In May 2005, a man named Vladimir Arutyunian threw a hand grenade at Bush and Georgian President Mikheil Saakashvili while they were addressing a large crowd in Tbilisi. When Bush began speaking, Arutyunian threw the grenade, which landed near Saakashvilli and the two first ladies. However, the grenade was wrapped with a handkerchief which prevented the firing pin from working, and the grenade did not explode.
After an intensive manhunt involving both the American FBI and the Georgian security services, Arutyunian was apprehended, but not before he shot and killed the head of the Georgian Interior Ministry’s counterintelligence department. A variety of explosives and chemical-making equipment was found in Arutyunian flat, and he is now serving a life sentence.
When Bush visited Estonia, a member of Bush’s advance team, when asked about the lack of a public speech, brought up the incident in Georgia as the primary reason.
President Obama and his entourage normally travel in a group of 20 to 30 vehicles, which will include his staff, security, members of the traveling press corps, and VIPs.
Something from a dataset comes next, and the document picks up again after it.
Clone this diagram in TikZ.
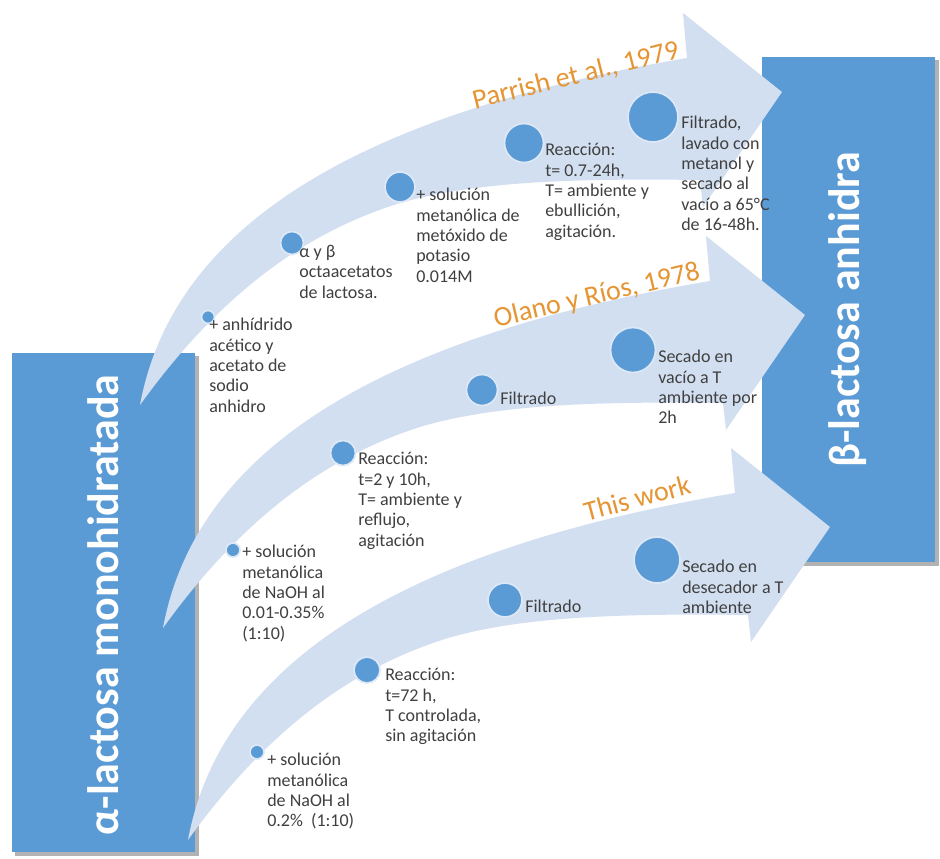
\documentclass[tikz,border=0pt]{standalone}
\usepackage{fontspec}
\setmainfont{Carlito}
\usepackage{tikz}

\definecolor{boxblue}{HTML}{5B9BD5}
\definecolor{bandblue}{HTML}{D2DFF0}
\definecolor{rimblue}{HTML}{DCE8F5}
\definecolor{notegray}{HTML}{404040}
\definecolor{refgold}{HTML}{E69533}

\begin{document}
\begin{tikzpicture}[x=0.75pt,y=-0.75pt,
  shade box/.style={fill=black!30},
  end box/.style={fill=boxblue},
  band/.style={fill=bandblue},
  dot/.style={circle,fill=boxblue,draw=rimblue,line width=1.3pt,inner sep=0pt,minimum size=#1*1.5pt},
  note/.style={anchor=north west,inner sep=0pt,align=left,text=notegray,font=\fontsize{13.5}{15.3}\selectfont},
  source/.style={text=refgold,inner sep=0pt,font=\fontsize{21}{21}\selectfont},
  end label/.style={rotate=90,text=white,inner sep=0pt,font=\bfseries\fontsize{33}{33}\selectfont}]
\useasboundingbox (0,0) rectangle (940,858);
\fill[white] (0,0) rectangle (940,858);
\fill[shade box] (15,356) rectangle (199,856);
\fill[end box] (12,353) rectangle (195,852);
\fill[shade box] (765,60) rectangle (939,566);
\fill[end box] (762,57) rectangle (935,562);
\node[end label] (alpha) at (103,605) {α-lactosa monohidratada};
\node[end label] (beta) at (848,310) {β-lactosa anhidra};

\fill[band] (140,405) .. controls (175,215) and (380,110) .. (687,58) -- (683,13) -- (782,92) -- (703,207) -- (700,180) .. controls (560,178) and (470,183) .. (400,203) .. controls (320,228) and (230,280) .. (140,405) -- cycle;
\fill[band,shift={(23,223)}] (140,405) .. controls (175,215) and (380,110) .. (687,58) -- (683,13) -- (782,92) -- (703,207) -- (700,180) .. controls (560,178) and (470,183) .. (400,203) .. controls (320,228) and (230,280) .. (140,405) -- cycle;
\fill[band,shift={(48,435)}] (140,405) .. controls (175,215) and (380,110) .. (687,58) -- (683,13) -- (782,92) -- (703,207) -- (700,180) .. controls (560,178) and (470,183) .. (400,203) .. controls (320,228) and (230,280) .. (140,405) -- cycle;

\node[source,rotate=14] (parrish) at (576,76) {Parrish et al., 1979};
\node[source,rotate=13.3] (olano) at (597,296) {Olano y Ríos, 1978};
\node[source,rotate=15] (thiswork) at (637,498) {This work};

\node[dot=6.5] (p1) at (208,317) {};
\node[dot=11.5] (p2) at (292,243) {};
\node[dot=15] (p3) at (400,187) {};
\node[dot=19.5] (p4) at (524,143) {};
\node[dot=25] (p5) at (653,117) {};
\node[note] (p1t) at (209,318) {+ anhídrido\\acético y\\acetato de\\sodio\\anhidro};
\node[note] (p2t) at (299,245) {α y β\\octaacetatos\\de lactosa.};
\node[note] (p3t) at (416,188) {+ solución\\metanólica de\\metóxido de\\potasio\\0.014M};
\node[note] (p4t) at (545,143) {Reacción:\\t= 0.7-24h,\\T= ambiente y\\ebullición,\\agitación.};
\node[note] (p5t) at (681,116) {Filtrado,\\lavado con\\metanol y\\secado al\\vacío a 65°C\\de 16-48h.};

\node[dot=7] (o1) at (233,550) {};
\node[dot=12.5] (o2) at (343,453) {};
\node[dot=15.5] (o3) at (482,390) {};
\node[dot=22.5] (o4) at (633,350) {};
\node[note] (o1t) at (242,545) {+ solución\\metanólica\\de NaOH al\\0.01-0.35\%\\(1:10)};
\node[note] (o2t) at (358,452) {Reacción:\\t=2 y 10h,\\T= ambiente y\\reflujo,\\agitación};
\node[note] (o3t) at (500,392) {Filtrado};
\node[note] (o4t) at (658,350) {Secado en\\vacío a T\\ambiente por\\2h};

\node[dot=7] (w1) at (257,752) {};
\node[dot=13] (w2) at (367,670) {};
\node[dot=17] (w3) at (505,600) {};
\node[dot=23] (w4) at (657,560) {};
\node[note] (w1t) at (267,753) {+ solución\\metanólica\\de NaOH al\\0.2\%\ \ (1:10)};
\node[note] (w2t) at (385,668) {Reacción:\\t=72 h,\\T controlada,\\sin agitación};
\node[note] (w3t) at (525,600) {Filtrado};
\node[note] (w4t) at (682,560) {Secado en\\desecador a T\\ambiente};
\end{tikzpicture}
\end{document}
The major members travel in limousines that are essentially tanks on wheels. They are up-armored to withstand machine gun fire, a hit from a rocket-propelled grenade, or the blast of an improvised explosive. They also include other classified defensive countermeasures. At least two have arrived in Tallinn and have driven various routes through Old Town this weekend, in an attempt to prevent episodes like this.
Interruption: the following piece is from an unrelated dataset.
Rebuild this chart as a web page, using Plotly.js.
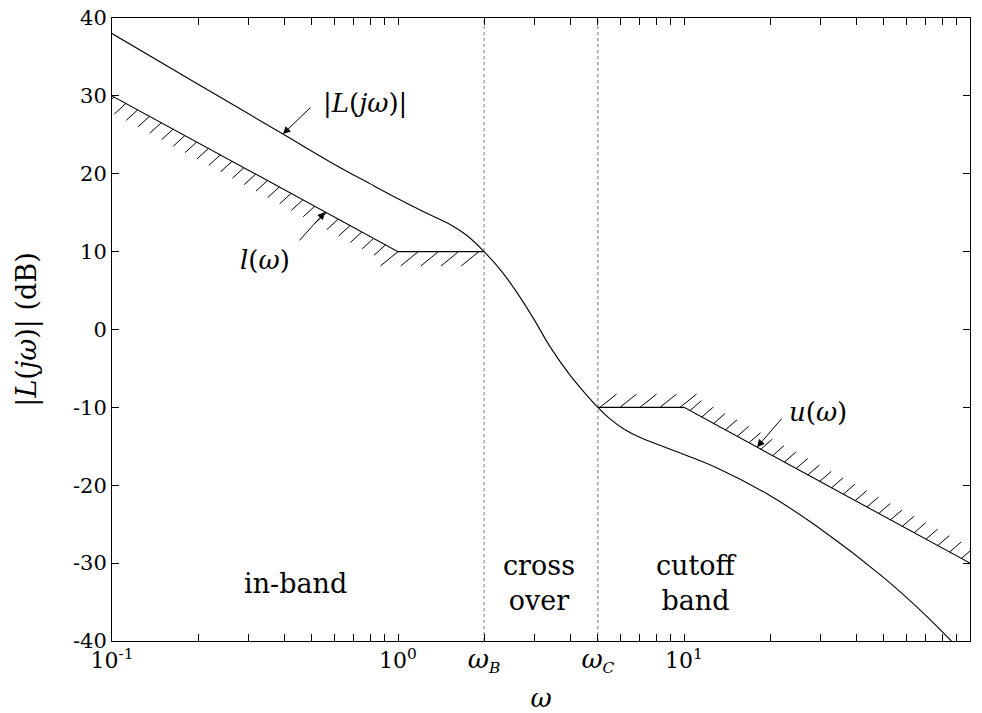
<!DOCTYPE html>
<html><head><meta charset="utf-8">
<script src="https://cdn.plot.ly/plotly-3.0.1.min.js"></script>
<style>html,body{margin:0;padding:0;background:#fff}</style>
</head><body><div id="chart" style="width:982px;height:713px"></div>
<script>
// Loop gain |L(jw)| in dB
const omegaL = [0.1, 0.2, 0.4, 0.6, 0.8, 1.0, 1.25, 1.5, 1.75, 2.0, 2.3, 2.61, 3.0, 3.4, 4.0, 4.44, 5.0, 5.5, 6.2, 7.0, 8.5, 10, 13, 19.5, 29.2, 49.7, 70, 85, 100];
const magL   = [38, 31.5, 25.0, 21.2, 18.7, 16.8, 15.0, 13.6, 12.0, 10, 7.5, 4.7, 1.2, -2.2, -5.9, -7.9, -10, -11.45, -12.85, -13.85, -15.05, -16.05, -17.75, -21.1, -25.3, -31.8, -36.7, -39.8, -42.6];
// Lower bound l(w)
const lowerW  = [0.1, 1, 2];
const lowerDb = [30, 10, 10];
// Upper bound u(w)
const upperW  = [5, 10, 100];
const upperDb = [-10, -10, -30];
// Band edges
const omegaB = 2, omegaC = 5;
// Ticks
const W_SYM = '<span style="font-size:26px"><i>ω</i></span>';
const xTickVals = [0.1, 1, 2, 5, 10, 100];
const xTickText = ['10<sup>-1</sup>', '10<sup>0</sup>', W_SYM + '<sub><i>B</i></sub>', W_SYM + '<sub><i>C</i></sub>', '10<sup>1</sup>', '10<sup>2</sup>'];
const xMinorVals = [0.2,0.3,0.4,0.5,0.6,0.7,0.8,0.9,3,4,6,7,8,9,20,30,40,50,60,70,80,90];
const yTickVals = [-40,-30,-20,-10,0,10,20,30,40];
const yTickText = ['-40','-30','-20','-10','0','10','20','30','40'];

const W = 982, H = 713;
const M = {l:112, r:12, t:18, b:72};
const PX_DEC = (W - M.l - M.r) / 3;
const PX_DB = (H - M.t - M.b) / 80;
const FONT = 'DejaVu Serif';

function interpLog(ws, ds, w) {
  const lw = Math.log10(w);
  for (let i = 0; i < ws.length - 1; i++) {
    const a = Math.log10(ws[i]), b = Math.log10(ws[i+1]);
    if (lw >= a && lw <= b) return ds[i] + (ds[i+1]-ds[i]) * (lw-a)/(b-a);
  }
  return ds[ds.length-1];
}

function hatch(ws, ds, specs) {
  const xs = [], ys = [];
  for (let i = 0; i < specs.length; i++) {
    const s = specs[i];
    const a = Math.log10(ws[i]), b = Math.log10(ws[i+1]);
    const len = (b - a) * PX_DEC;
    for (let p = s.offset; p <= len + 0.01; p += s.spacing) {
      const t = s.fromEnd ? 1 - p/len : p/len;
      const lx = a + t*(b - a), ly = ds[i] + t*(ds[i+1] - ds[i]);
      xs.push(Math.pow(10, lx), Math.pow(10, lx + s.dx/PX_DEC), null);
      ys.push(ly, ly - s.dy/PX_DB, null);
    }
  }
  return {xs, ys};
}

const hl = hatch(lowerW, lowerDb, [
  {fromEnd:true, offset:12.5, spacing:11.8, dx:-11.5, dy:10.5},
  {fromEnd:false, offset:0, spacing:20.2, dx:-17.5, dy:14.3}
]);
const hu = hatch(upperW, upperDb, [
  {fromEnd:false, offset:2, spacing:20, dx:16.7, dy:-13.3},
  {fromEnd:false, offset:6, spacing:11.8, dx:11.5, dy:-10}
]);

const blk = {color:'#000', width:1.1};
const traces = [
  {x:[omegaB, omegaB], y:[-40, 40], mode:'lines', line:{color:'#777', width:1, dash:'dot'}, hoverinfo:'skip'},
  {x:[omegaC, omegaC], y:[-40, 40], mode:'lines', line:{color:'#777', width:1, dash:'dot'}, hoverinfo:'skip'},
  {x:hl.xs, y:hl.ys, mode:'lines', line:{color:'#000', width:1}, connectgaps:false, hoverinfo:'skip'},
  {x:hu.xs, y:hu.ys, mode:'lines', line:{color:'#000', width:1}, connectgaps:false, hoverinfo:'skip'},
  {x:lowerW, y:lowerDb, mode:'lines', line:blk, name:'l(ω)'},
  {x:upperW, y:upperDb, mode:'lines', line:blk, name:'u(ω)'},
  {x:omegaL, y:magL, mode:'lines', line:{color:'#000', width:1.1, shape:'spline', smoothing:1}, name:'|L(jω)|'}
];

const tipL = 0.396, tipl = 0.556, tipu = 18.0;
const arrowBase = {showarrow:true, arrowhead:2, arrowsize:1.5, arrowwidth:1, arrowcolor:'#000', text:'', standoff:0};
const txt = (x, y, text, size) => ({x:x, y:y, xref:'x', yref:'y', text:text, showarrow:false, font:{family:FONT, size:size, color:'#000'}});

const annotations = [
  Object.assign({}, arrowBase, {x:Math.log10(tipL), y:interpLog(omegaL, magL, tipL), ax:29, ay:-28}),
  Object.assign({}, arrowBase, {x:Math.log10(tipl), y:interpLog(lowerW, lowerDb, tipl), ax:-27, ay:30}),
  Object.assign({}, arrowBase, {x:Math.log10(tipu), y:interpLog(upperW, upperDb, tipu), ax:26, ay:-30}),
  txt(-0.115, 29.1, '|<i>L</i>(<i>jω</i>)|', 26),
  txt(-0.465, 8.9, '<i>l</i>(<i>ω</i>)', 26),
  txt(1.469, -10.6, '<i>u</i>(<i>ω</i>)', 26),
  txt(-0.357, -32.6, 'in-band', 27),
  txt(0.493, -32.6, 'cross<br>over', 27),
  txt(1.045, -32.6, 'cutoff<br>band', 27)
];

const axisCommon = {
  ticks:'inside', ticklen:7, tickwidth:1, tickcolor:'#000',
  showline:true, linecolor:'#000', linewidth:1, mirror:'ticks',
  showgrid:false, zeroline:false, tickfont:{family:FONT, size:22, color:'#000'}
};

const layout = {
  width:W, height:H, margin:M,
  paper_bgcolor:'#fff', plot_bgcolor:'#fff', showlegend:false,
  font:{family:FONT, color:'#000'},
  xaxis:Object.assign({}, axisCommon, {type:'log', range:[-1, 2], tickmode:'array', tickvals:xTickVals, ticktext:xTickText,
    minor:{tickmode:'array', tickvals:xMinorVals, ticks:'inside', ticklen:7, tickwidth:1, tickcolor:'#000', showgrid:false},
    title:{text:'<i>ω</i>', font:{family:FONT, size:26, color:'#000'}, standoff:14}}),
  yaxis:Object.assign({}, axisCommon, {range:[-40, 40], tickmode:'array', tickvals:yTickVals, ticktext:yTickText,
    tickfont:{family:FONT, size:21, color:'#000'},
    title:{text:'|<i>L</i>(<i>jω</i>)| (dB)', font:{family:FONT, size:27, color:'#000'}, standoff:28}}),
  annotations:annotations
};

Plotly.newPlot('chart', traces, layout, {displayModeBar:false, staticPlot:true});
</script></body></html>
In case of an emergency, escape routes will have been planned beforehand, and members of the US Secret Service, who have been working for weeks on preparations with the ministries of Interior and Defense and local law enforcement, will be present at all times. Sharpshooters will be posted on buildings. So will radar that can spot incoming flying threats, along with groups equipped with Stinger anti-aircraft missiles for those who try to defeat the no-fly zone that will be instituted Wednesday around Tallinn.
So if you are stopped short of your destination Wednesday by the congested traffic, the road blockages between the airport, Swissotel, Kadriorg and Stenbock House, you can marvel at all the moving parts in play that are trying to turn Obama’s bi- and multilateral meetings and speech into something memorable in the history of Estonia, instead of something that would be memorable for much different reasons.
It's the cost the country bears to be a player at the highest level.